Louis Vuitton has leveraged the technical expertise of La Fabrique du Temps, its watch design and production operation, to support two brands it has revived: Gerald Genta and Daniel Roth. Watches they introduced in 2023 were priced at six figures, with a Roth model starting at 140,000 francs and Genta’s Mickey Mouse for the Only Watch charity auction at 170,000 francs.
Seasoned collectors familiar with the luxury watch market may be accustomed to price fluctuations as part of the evolution of the market, and less sensitive to price hikes or factors like rarity, craftsmanship and brand value that usually drive up prices. But newer entrants to the industry are far more likely to feel their impact.

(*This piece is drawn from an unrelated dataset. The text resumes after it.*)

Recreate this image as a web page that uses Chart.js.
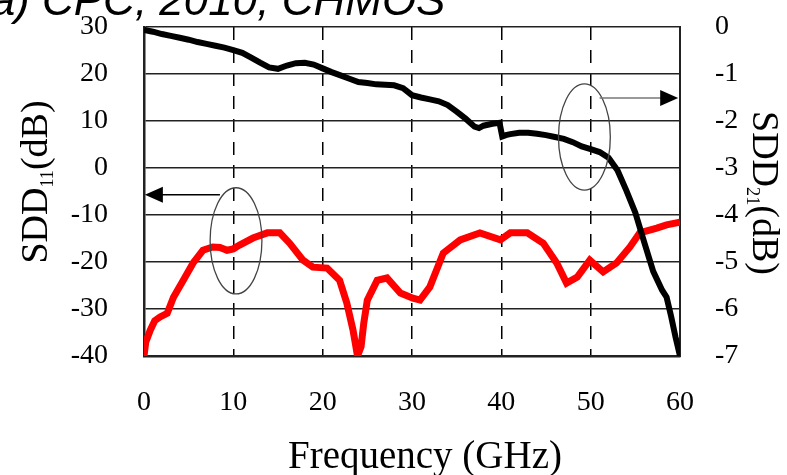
<!DOCTYPE html>
<html>
<head>
<meta charset="utf-8">
<script src="https://cdn.jsdelivr.net/npm/chart.js@4.4.0/dist/chart.umd.min.js"></script>
<style>
html,body{margin:0;padding:0;background:#fff;}
canvas{display:block;}
</style>
</head>
<body>
<canvas id="chart" width="787" height="475"></canvas>
<script>
// Achsen / Ticks
const freqTicks = [0, 10, 20, 30, 40, 50, 60];
const sdd11Ticks = [30, 20, 10, 0, -10, -20, -30, -40];
const sdd21Ticks = [0, -1, -2, -3, -4, -5, -6, -7];

// SDD21 (schwarz, rechte Achse)
const freq21 = [0, 1, 2, 3, 4, 5, 6, 7, 8, 9, 10, 11, 12, 13, 14, 15, 16, 17, 18, 19,
  20, 21, 22, 23, 24, 25, 26, 27, 28, 29, 30, 31, 32, 33, 34, 35, 36, 37, 37.5, 38,
  39, 39.8, 40.1, 40.5, 41, 42, 43, 44, 45, 46, 47, 48, 49, 50, 51, 52, 53, 54, 55,
  56, 57, 58, 58.5, 59, 59.5, 60];
const sdd21 = [-0.06, -0.1, -0.15, -0.19, -0.23, -0.27, -0.32, -0.36, -0.4, -0.44, -0.49,
  -0.55, -0.65, -0.76, -0.86, -0.89, -0.82, -0.77, -0.76, -0.8, -0.88, -0.96, -1.03,
  -1.1, -1.17, -1.19, -1.22, -1.23, -1.24, -1.3, -1.45, -1.5, -1.54, -1.58, -1.66,
  -1.8, -1.95, -2.12, -2.15, -2.1, -2.06, -2.04, -2.33, -2.3, -2.28, -2.25, -2.25,
  -2.27, -2.3, -2.34, -2.38, -2.45, -2.54, -2.6, -2.66, -2.78, -3.05, -3.48, -3.95,
  -4.58, -5.2, -5.6, -5.75, -6.15, -6.6, -7.0];

// SDD11 (rot, linke Achse)
const freq11 = [0, 0.2, 0.7, 1.2, 1.8, 2.6, 3.3, 4.4, 5.5, 6.6, 7.7, 8.5, 9.3, 10, 10.7,
  12.2, 13.8, 15.2, 16.3, 17.8, 18.9, 20.5, 21.9, 22.7, 23.4, 23.9, 24.3, 24.6, 25,
  26.1, 27.2, 28.7, 30.1, 30.9, 32, 33.5, 35.4, 37.6, 39.9, 41, 42.9, 44.7, 46.2,
  47.3, 48.5, 49.9, 51.4, 52.9, 54.4, 55.5, 57.4, 58.5, 60];
const sdd11 = [-40, -37, -34.5, -32.5, -31.7, -30.9, -27.5, -23.9, -20.2, -17.5, -16.8,
  -16.9, -17.5, -17.2, -16.4, -14.9, -13.8, -13.8, -16, -19.6, -21.1, -21.3, -23.9,
  -28.7, -34.5, -40, -38, -33, -28.1, -23.9, -23.4, -26.6, -27.7, -28.1, -25.3,
  -18.1, -15.3, -13.8, -15.3, -13.8, -13.8, -16, -20.2, -24.5, -23.2, -19.6, -22.1,
  -20.2, -16.8, -13.8, -12.8, -12.1, -11.5];

// Markierungen (Ellipsen + Pfeile) in Dateneinheiten
const ellipses = [
  {axis: "y", f: 10.3, v: -15.5, df: 2.9, dv: 11.3},
  {axis: "y2", f: 49.3, v: -2.34, df: 2.9, dv: 1.13}
];
const arrows = [
  {axis: "y", v: -5.7, from: 8.5, to: 0.1, color: "#000", width: 1.6},
  {axis: "y2", v: -1.51, from: 51.0, to: 59.8, color: "#777", width: 1.6}
];

const SERIF = '"Liberation Serif", "Times New Roman", serif';

function subLabel(ctx, main, sub, tail, size){
  ctx.textAlign = "left"; ctx.textBaseline = "alphabetic";
  ctx.font = `${size}px ${SERIF}`;
  const w1 = ctx.measureText(main).width, w3 = ctx.measureText(tail).width;
  ctx.font = `${size*0.48}px ${SERIF}`;
  const w2 = ctx.measureText(sub).width;
  let x = -(w1+w2+w3)/2;
  const base = size*0.33;
  ctx.font = `${size}px ${SERIF}`; ctx.fillText(main, x, base); x += w1;
  ctx.font = `${size*0.48}px ${SERIF}`; ctx.fillText(sub, x, base + size*0.18); x += w2;
  ctx.font = `${size}px ${SERIF}`; ctx.fillText(tail, x, base);
}

const extras = {
  id: "extras",
  afterDatasetsDraw(c){
    const ctx = c.ctx, xs = c.scales.x;
    ctx.save();
    ellipses.forEach(e=>{
      const ys = c.scales[e.axis];
      const cx = xs.getPixelForValue(e.f), cy = ys.getPixelForValue(e.v);
      const rx = Math.abs(xs.getPixelForValue(e.f+e.df)-cx);
      const ry = Math.abs(ys.getPixelForValue(e.v+e.dv)-cy);
      ctx.beginPath(); ctx.ellipse(cx, cy, rx, ry, 0, 0, Math.PI*2);
      ctx.strokeStyle = "#444"; ctx.lineWidth = 1.3; ctx.stroke();
    });
    arrows.forEach(a=>{
      const ys = c.scales[a.axis];
      const y = ys.getPixelForValue(a.v);
      const x0 = xs.getPixelForValue(a.from), x1 = xs.getPixelForValue(a.to);
      const dir = x1 > x0 ? 1 : -1;
      ctx.beginPath(); ctx.moveTo(x0, y); ctx.lineTo(x1 - dir*16, y);
      ctx.strokeStyle = a.color; ctx.lineWidth = a.width; ctx.stroke();
      ctx.beginPath(); ctx.moveTo(x1, y); ctx.lineTo(x1 - dir*18, y-8); ctx.lineTo(x1 - dir*18, y+8);
      ctx.closePath(); ctx.fillStyle = "#000"; ctx.fill();
    });
    ctx.restore();
  },
  afterDraw(c){
    const ctx = c.ctx;
    ctx.save();
    ctx.fillStyle = "#000";
    // abgeschnittener Titel oben
    ctx.font = 'italic 44px "Liberation Sans", Arial, sans-serif';
    ctx.textAlign = "left"; ctx.textBaseline = "alphabetic";
    ctx.fillText("(a) CPC, 2010, CHMOS", -24, 15);
    // Achsentitel
    ctx.save(); ctx.translate(34, 182); ctx.rotate(-Math.PI/2);
    subLabel(ctx, "SDD", "11", "(dB)", 38); ctx.restore();
    ctx.save(); ctx.translate(766, 193); ctx.rotate(Math.PI/2);
    subLabel(ctx, "SDD", "21", "(dB)", 38); ctx.restore();
    ctx.font = `39px ${SERIF}`; ctx.textAlign = "center";
    ctx.fillText("Frequency (GHz)", 425, 468);
    ctx.restore();
  }
};

const tickFont = {family: SERIF, size: 28};
// Label-Überstand nicht in den Layout-Abstand einrechnen
const noPad = s=>{ s.paddingTop = 0; s.paddingBottom = 0; };

new Chart(document.getElementById("chart"), {
  type: "line",
  data: {
    datasets: [
      {label: "SDD21", data: freq21.map((f,i)=>({x:f, y:sdd21[i]})), yAxisID: "y2",
        borderColor: "#000", borderWidth: 6, pointRadius: 0, tension: 0, order: 0},
      {label: "SDD11", data: freq11.map((f,i)=>({x:f, y:sdd11[i]})), yAxisID: "y",
        borderColor: "#ff0000", borderWidth: 7, pointRadius: 0, tension: 0, order: 1}
    ]
  },
  options: {
    responsive: false, animation: false, devicePixelRatio: 1,
    layout: {padding: {top: 27, left: 0, right: 0, bottom: 0}, autoPadding: false},
    plugins: {legend: {display: false}, tooltip: {enabled: false}},
    scales: {
      x: {
        type: "linear", min: 0, max: 60,
        afterBuildTicks: s=>{ s.ticks = freqTicks.map(v=>({value:v})); },
        afterFit: s=>{ s.height = 119; s.paddingLeft = 0; s.paddingRight = 0; },
        grid: {color: "#000", lineWidth: 1.5, drawTicks: false},
        border: {color: "#222", width: 2.5, dash: [13, 10]},
        ticks: {color: "#000", font: tickFont, padding: 30, maxRotation: 0}
      },
      y: {
        type: "linear", position: "left", min: -40, max: 30,
        afterBuildTicks: s=>{ s.ticks = sdd11Ticks.map(v=>({value:v})); },
        afterFit: s=>{ s.width = 144; noPad(s); },
        grid: {color: "#222", lineWidth: 1.6, drawTicks: false},
        border: {color: "#222", width: 2.5},
        ticks: {color: "#000", font: tickFont, padding: 36}
      },
      y2: {
        type: "linear", position: "right", min: -7, max: 0,
        afterBuildTicks: s=>{ s.ticks = sdd21Ticks.map(v=>({value:v})); },
        afterFit: s=>{ s.width = 107; noPad(s); },
        grid: {display: false},
        border: {color: "#222", width: 2},
        ticks: {color: "#000", font: tickFont, padding: 27}
      }
    }
  },
  plugins: [extras]
});
</script>
</body>
</html>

“It’s very well to make expensive watches but we shouldn’t forget about entry level clients and younger, aspirational collectors,” said Edouard Meylan, the chief executive of H. Moser & Cie, in a video interview from its headquarters in Neuhausen am Rheinfall, Switzerland. “They are the future of our industry.”
In October, Moser introduced the Pioneer Retrograde Seconds, a model featuring a distinctive complication that measures 30 seconds before snapping back to its starting position. At 19,900 francs, the model was deliberately priced less than Moser’s retail average of 40,000 francs, he said.
“The Pioneer Retrograde offers interesting value at a more accessible price point,” Mr. Meylan said. “Sure, 20,000 francs is a lot of money, but not for a complicated piece made by an independent Swiss brand.”
But the allure of independent brands alone cannot lessen the threats to the Swiss watch industry.
“The production of all the Swiss independents combined is only about 2 percent of the industry’s volumes,” Mr. Müller said. “What we need is to rethink the way we sell our watches.”